▶ [SET TASK] Work out how many lines in the listing below include the word "this". Give nothing but the number.
<<<<
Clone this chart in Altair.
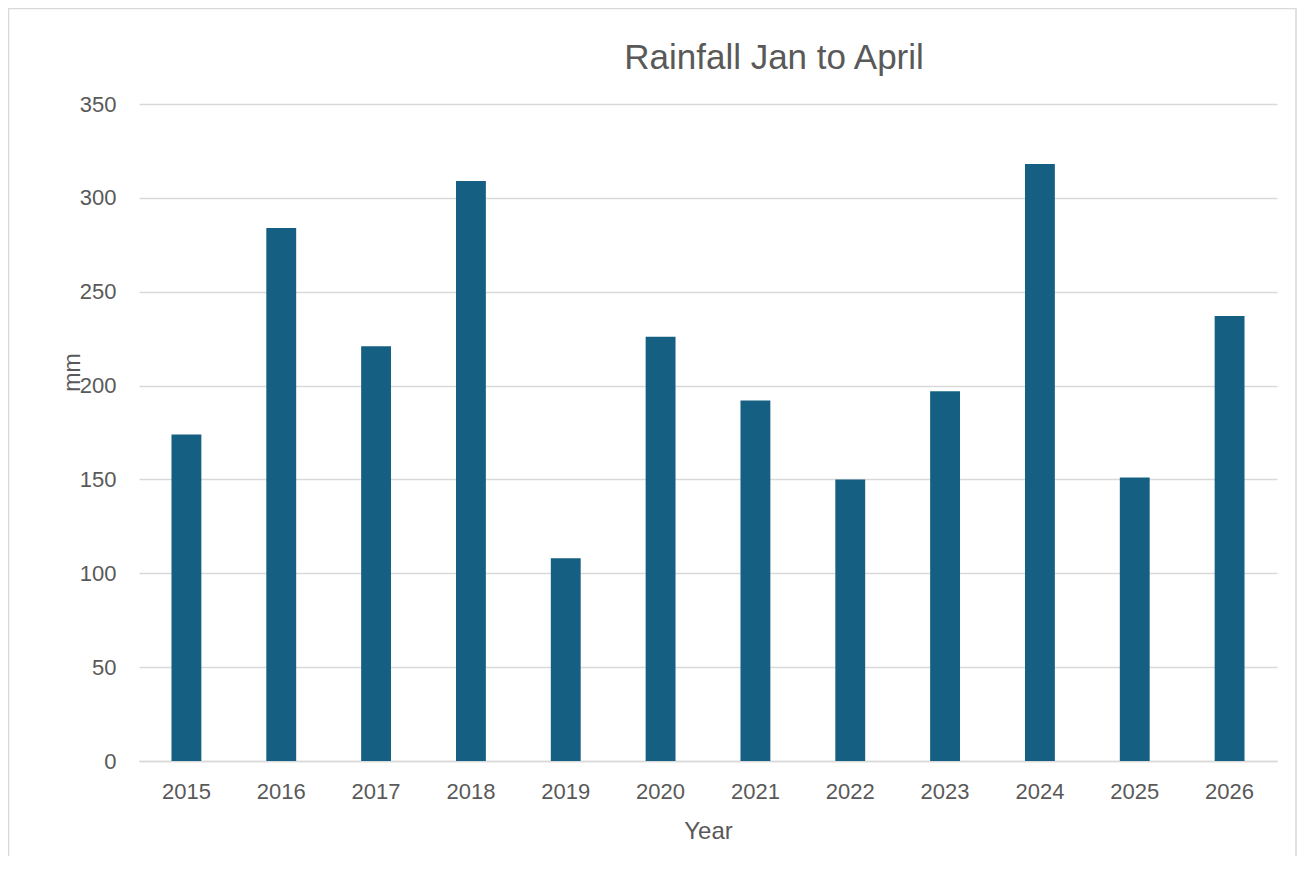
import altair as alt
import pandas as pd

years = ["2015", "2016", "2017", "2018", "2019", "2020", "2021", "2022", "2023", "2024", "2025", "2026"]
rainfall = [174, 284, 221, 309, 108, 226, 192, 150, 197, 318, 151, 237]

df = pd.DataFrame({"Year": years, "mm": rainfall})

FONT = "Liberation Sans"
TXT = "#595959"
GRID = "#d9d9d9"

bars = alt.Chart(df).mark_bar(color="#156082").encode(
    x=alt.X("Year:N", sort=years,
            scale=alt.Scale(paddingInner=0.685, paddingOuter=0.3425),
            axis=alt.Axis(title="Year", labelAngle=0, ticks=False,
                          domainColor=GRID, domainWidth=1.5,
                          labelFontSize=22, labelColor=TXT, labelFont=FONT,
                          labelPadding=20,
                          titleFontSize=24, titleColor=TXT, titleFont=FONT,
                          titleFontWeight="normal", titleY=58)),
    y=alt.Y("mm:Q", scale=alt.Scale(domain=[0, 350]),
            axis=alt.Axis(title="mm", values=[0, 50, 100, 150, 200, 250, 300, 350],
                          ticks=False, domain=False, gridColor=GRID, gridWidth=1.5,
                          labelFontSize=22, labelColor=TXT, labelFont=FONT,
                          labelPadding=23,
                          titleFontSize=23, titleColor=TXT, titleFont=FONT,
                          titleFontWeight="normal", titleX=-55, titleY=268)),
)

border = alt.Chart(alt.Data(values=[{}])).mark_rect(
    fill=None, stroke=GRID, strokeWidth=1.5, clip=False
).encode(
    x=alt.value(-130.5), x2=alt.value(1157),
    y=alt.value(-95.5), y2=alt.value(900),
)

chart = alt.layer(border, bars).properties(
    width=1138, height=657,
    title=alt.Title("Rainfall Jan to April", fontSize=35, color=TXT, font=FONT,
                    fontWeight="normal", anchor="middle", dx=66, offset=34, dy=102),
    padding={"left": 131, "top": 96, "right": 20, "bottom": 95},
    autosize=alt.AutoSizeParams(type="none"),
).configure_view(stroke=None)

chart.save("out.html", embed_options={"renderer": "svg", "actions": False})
>>>>
<<<<
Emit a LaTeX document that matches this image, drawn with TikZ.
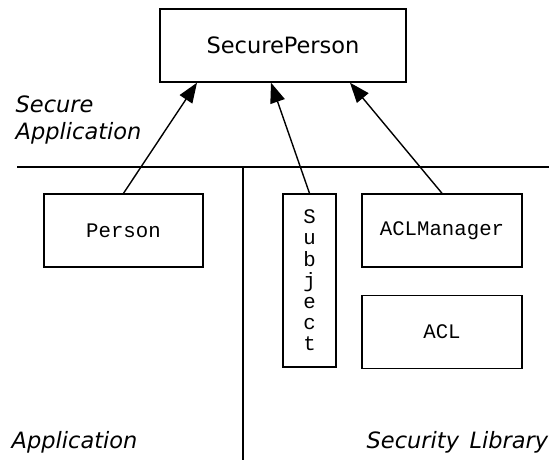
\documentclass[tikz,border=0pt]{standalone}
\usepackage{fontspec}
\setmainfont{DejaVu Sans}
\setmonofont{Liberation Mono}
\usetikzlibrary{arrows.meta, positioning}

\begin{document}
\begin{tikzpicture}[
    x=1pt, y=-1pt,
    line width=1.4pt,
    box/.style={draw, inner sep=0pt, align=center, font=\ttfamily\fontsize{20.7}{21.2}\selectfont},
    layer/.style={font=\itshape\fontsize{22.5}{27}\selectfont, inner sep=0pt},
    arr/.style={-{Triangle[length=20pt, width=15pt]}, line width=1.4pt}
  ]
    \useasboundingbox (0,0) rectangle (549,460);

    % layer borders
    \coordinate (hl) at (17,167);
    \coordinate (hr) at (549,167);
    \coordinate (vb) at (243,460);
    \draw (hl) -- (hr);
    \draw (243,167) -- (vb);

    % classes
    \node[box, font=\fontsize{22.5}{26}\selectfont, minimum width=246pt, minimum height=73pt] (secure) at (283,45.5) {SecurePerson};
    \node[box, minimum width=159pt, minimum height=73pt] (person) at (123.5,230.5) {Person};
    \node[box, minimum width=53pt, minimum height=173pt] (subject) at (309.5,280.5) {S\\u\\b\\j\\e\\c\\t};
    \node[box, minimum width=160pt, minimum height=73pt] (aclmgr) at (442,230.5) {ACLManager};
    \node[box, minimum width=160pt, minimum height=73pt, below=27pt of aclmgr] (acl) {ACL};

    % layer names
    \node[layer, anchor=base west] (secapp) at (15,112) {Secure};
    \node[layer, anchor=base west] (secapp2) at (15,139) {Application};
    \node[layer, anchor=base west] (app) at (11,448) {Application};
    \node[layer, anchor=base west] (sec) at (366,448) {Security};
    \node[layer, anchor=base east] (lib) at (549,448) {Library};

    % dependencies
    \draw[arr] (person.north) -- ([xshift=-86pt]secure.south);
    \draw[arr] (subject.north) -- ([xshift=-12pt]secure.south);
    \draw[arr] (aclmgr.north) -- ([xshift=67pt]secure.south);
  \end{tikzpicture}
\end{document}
>>>>
<<<<
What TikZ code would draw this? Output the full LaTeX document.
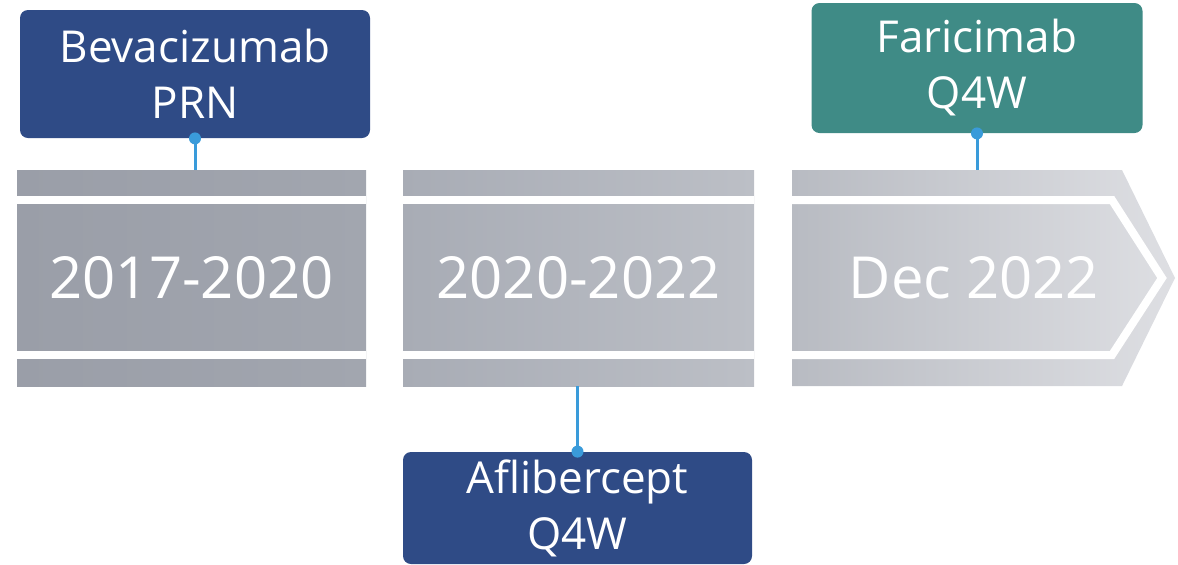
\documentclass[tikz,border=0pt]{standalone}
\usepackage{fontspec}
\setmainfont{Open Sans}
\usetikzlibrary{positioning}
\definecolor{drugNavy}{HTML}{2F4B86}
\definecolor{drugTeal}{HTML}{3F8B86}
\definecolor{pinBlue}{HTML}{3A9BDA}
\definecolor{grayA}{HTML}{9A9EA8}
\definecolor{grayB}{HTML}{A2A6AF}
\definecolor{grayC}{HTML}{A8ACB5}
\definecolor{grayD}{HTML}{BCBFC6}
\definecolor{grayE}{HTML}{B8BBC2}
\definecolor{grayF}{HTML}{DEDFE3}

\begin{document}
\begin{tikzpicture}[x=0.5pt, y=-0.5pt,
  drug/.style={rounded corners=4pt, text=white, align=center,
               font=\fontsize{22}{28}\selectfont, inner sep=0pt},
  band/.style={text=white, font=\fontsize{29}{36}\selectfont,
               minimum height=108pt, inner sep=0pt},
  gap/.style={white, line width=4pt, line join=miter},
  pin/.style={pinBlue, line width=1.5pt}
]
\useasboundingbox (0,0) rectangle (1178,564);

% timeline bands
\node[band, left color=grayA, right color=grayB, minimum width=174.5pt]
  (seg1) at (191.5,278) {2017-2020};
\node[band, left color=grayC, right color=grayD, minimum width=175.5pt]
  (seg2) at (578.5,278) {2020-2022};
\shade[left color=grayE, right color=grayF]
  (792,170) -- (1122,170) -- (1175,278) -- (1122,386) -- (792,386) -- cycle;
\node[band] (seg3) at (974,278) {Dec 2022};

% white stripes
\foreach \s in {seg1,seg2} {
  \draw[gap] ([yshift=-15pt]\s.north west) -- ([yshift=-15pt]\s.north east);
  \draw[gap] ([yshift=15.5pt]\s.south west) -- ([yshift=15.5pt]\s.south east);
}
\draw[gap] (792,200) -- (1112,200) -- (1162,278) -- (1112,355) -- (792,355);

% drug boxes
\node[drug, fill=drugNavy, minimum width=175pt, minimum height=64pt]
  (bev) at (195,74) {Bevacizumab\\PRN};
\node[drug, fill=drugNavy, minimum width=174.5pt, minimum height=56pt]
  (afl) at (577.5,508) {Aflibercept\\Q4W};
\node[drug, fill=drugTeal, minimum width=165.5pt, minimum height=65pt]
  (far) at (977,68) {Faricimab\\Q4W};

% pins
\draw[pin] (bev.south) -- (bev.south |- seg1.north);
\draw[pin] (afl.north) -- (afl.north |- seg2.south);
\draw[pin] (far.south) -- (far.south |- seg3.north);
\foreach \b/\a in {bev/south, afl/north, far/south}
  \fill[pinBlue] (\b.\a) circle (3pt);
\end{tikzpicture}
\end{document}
>>>>
▶ [REPLY] 3